All proceeds from this latest JICS Centennial event supported the JICS Endowment Fund, ensuring that future generations of students continue to benefit from the innovative, inclusive education and research that defines the Dr. Eric Jackman Institute for Child Study Lab School.

This screening reflects the Lab School’s commitment to research, innovation, and the public purpose of education. The Making of a Japanese resonates with the Lab School’s work in early childhood learning by offering a thoughtful, observational look at how environments, relationships, and daily practices shape children’s experiences of belonging, responsibility, and community.

Below are some photos highlighting the post-film conversation. All photos by Sharmeen Somani.

About the Film
The Making of a Japanese is a warm, intimate documentary that takes viewers inside a Tokyo public elementary school to explore how early childhood education shapes culture, values, and community in Japan. Filmed over the course of a year, the film follows first- and sixth-grade students as they learn responsibility, cooperation, and respect alongside their academic studies.

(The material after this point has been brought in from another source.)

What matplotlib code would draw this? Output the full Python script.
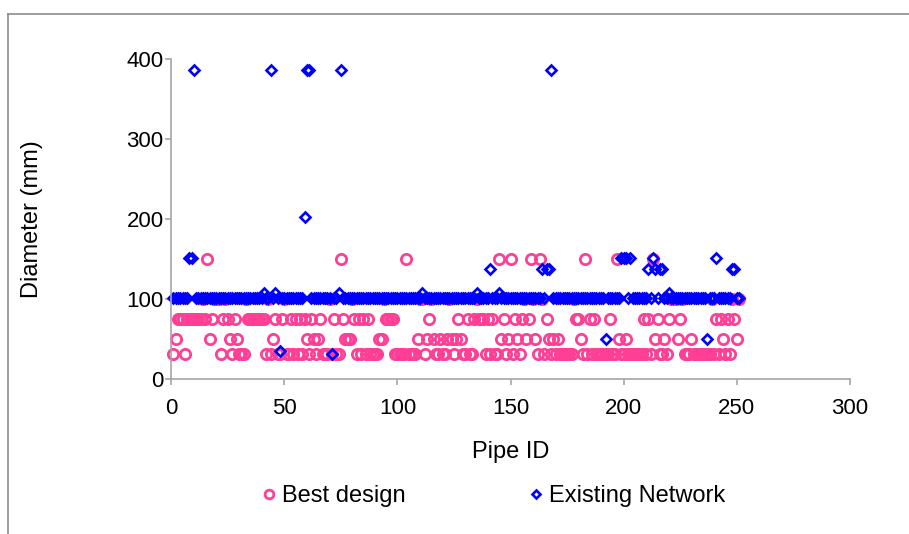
import matplotlib
matplotlib.use('Agg')
import matplotlib.pyplot as plt
from matplotlib.lines import Line2D

plt.rcParams['font.family'] = ['Liberation Sans', 'DejaVu Sans']

# pipe diameters (mm) for pipes 1..251
best_design = [
    32, 50, 75, 75, 75, 32, 75, 75, 75, 75,
    75, 75, 75, 100, 75, 150, 50, 75, 100, 100,
    100, 32, 75, 100, 75, 50, 32, 75, 50, 32,
    32, 32, 100, 75, 75, 75, 75, 75, 75, 75,
    75, 32, 100, 32, 50, 75, 32, 32, 75, 100,
    32, 32, 75, 32, 75, 32, 75, 32, 75, 50,
    32, 75, 50, 32, 50, 75, 32, 32, 32, 100,
    32, 75, 32, 32, 150, 75, 50, 50, 50, 100,
    75, 32, 75, 32, 75, 32, 75, 32, 32, 32,
    32, 50, 50, 100, 75, 75, 75, 75, 32, 32,
    32, 32, 32, 150, 32, 32, 32, 32, 50, 100,
    100, 32, 50, 75, 100, 50, 32, 32, 50, 32,
    32, 50, 100, 50, 32, 50, 75, 50, 32, 32,
    75, 32, 32, 75, 100, 75, 75, 75, 32, 75,
    32, 75, 32, 32, 150, 50, 75, 32, 50, 150,
    32, 75, 50, 32, 75, 100, 50, 75, 150, 100,
    50, 32, 150, 100, 32, 75, 50, 32, 50, 32,
    50, 32, 32, 32, 32, 32, 32, 100, 75, 75,
    50, 32, 150, 32, 75, 32, 75, 32, 32, 32,
    32, 32, 32, 75, 32, 32, 150, 50, 32, 32,
    50, 32, 32, 32, 32, 32, 32, 32, 75, 32,
    75, 32, 150, 50, 75, 32, 32, 50, 32, 75,
    100, 100, 100, 50, 75, 100, 32, 32, 32, 50,
    32, 32, 32, 32, 32, 32, 32, 32, 100, 32,
    75, 32, 75, 50, 32, 75, 32, 100, 75, 50,
    100,
]

existing_network = [
    102, 102, 102, 102, 102, 102, 102, 152, 152, 387,
    102, 102, 102, 102, 102, 102, 102, 102, 102, 102,
    102, 102, 102, 102, 102, 102, 102, 102, 102, 102,
    102, 102, 102, 102, 102, 102, 102, 102, 102, 102,
    108, 102, 102, 387, 102, 108, 102, 35, 102, 102,
    102, 102, 102, 102, 102, 102, 102, 102, 203, 387,
    387, 102, 102, 102, 102, 102, 102, 102, 102, 102,
    32, 102, 102, 108, 387, 102, 102, 102, 102, 102,
    102, 102, 102, 102, 102, 102, 102, 102, 102, 102,
    102, 102, 102, 102, 102, 102, 102, 102, 102, 102,
    102, 102, 102, 102, 102, 102, 102, 102, 102, 102,
    108, 102, 102, 102, 102, 102, 102, 102, 102, 102,
    102, 102, 102, 102, 102, 102, 102, 102, 102, 102,
    102, 102, 102, 102, 108, 102, 102, 102, 102, 102,
    138, 102, 102, 102, 108, 102, 102, 102, 102, 102,
    102, 102, 102, 102, 102, 102, 102, 102, 102, 102,
    102, 102, 102, 138, 102, 138, 138, 387, 102, 102,
    102, 102, 102, 102, 102, 102, 102, 102, 102, 102,
    102, 102, 102, 102, 102, 102, 102, 102, 102, 102,
    102, 50, 102, 102, 102, 102, 102, 102, 152, 152,
    152, 102, 152, 102, 102, 102, 102, 102, 102, 102,
    138, 102, 152, 138, 102, 138, 138, 102, 102, 108,
    102, 102, 102, 102, 102, 102, 102, 102, 102, 102,
    102, 102, 102, 102, 102, 102, 50, 102, 102, 102,
    152, 102, 102, 102, 102, 102, 102, 138, 138, 102,
    102,
]

pipe_id = list(range(1, len(best_design) + 1))

fig = plt.figure(figsize=(9.09, 5.34), dpi=100)
ax = fig.add_axes([171.2 / 909, 1 - 379.3 / 534, 678.6 / 909, 320 / 534])

ax.plot(pipe_id, best_design, linestyle='none', marker='o', ms=7.4, mew=2.0,
        mfc='none', mec='#FF3F96', label='Best design', clip_on=False)
ax.plot(pipe_id, existing_network, linestyle='none', marker='D', ms=5.3, mew=1.9,
        mfc='none', mec='#0000FF', label='Existing Network', clip_on=False)

ax.set_xlim(0, 300)
ax.set_ylim(0, 400)
ax.set_xticks(range(0, 301, 50))
ax.set_yticks(range(0, 401, 100))

for s in ['top', 'right']:
    ax.spines[s].set_visible(False)
for s in ['left', 'bottom']:
    ax.spines[s].set_color('#a6a6a6')
    ax.spines[s].set_linewidth(1.2)
ax.tick_params(axis='both', colors='#a6a6a6', labelcolor='black', labelsize=16,
               length=4.5, width=1.2)
ax.tick_params(axis='x', pad=9)
ax.tick_params(axis='y', pad=1)

ax.set_xlabel('Pipe ID', fontsize=17, labelpad=16)
ax.set_ylabel('Diameter (mm)', fontsize=17, labelpad=60)

fig.legend(loc='center left', bbox_to_anchor=(262 / 909, 1 - 496 / 534), ncol=2,
           frameon=False, fontsize=17, handlelength=0.6, handletextpad=0.25,
           columnspacing=5.2, borderpad=0, borderaxespad=0, markerscale=0.85)

# outer chart frame
fig.add_artist(Line2D([8 / 909, 8 / 909], [0, 1 - 14 / 534], color='#8c8c8c', lw=1.2))
fig.add_artist(Line2D([8 / 909, 1], [1 - 14 / 534, 1 - 14 / 534], color='#8c8c8c', lw=1.2))

fig.savefig('out.png', dpi=100)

Directed by Academy Award®–nominated documentary filmmaker Ema Ryan Yamazaki, the film offers a moving portrait of childhood and the everyday school rituals that reveal larger truths about belonging and identity. Praised by The New York Times as a “nuanced portrait that tries to explain why Japan is the way it is — a highly structured society built from the elementary level,” the film invites reflection long after the credits roll.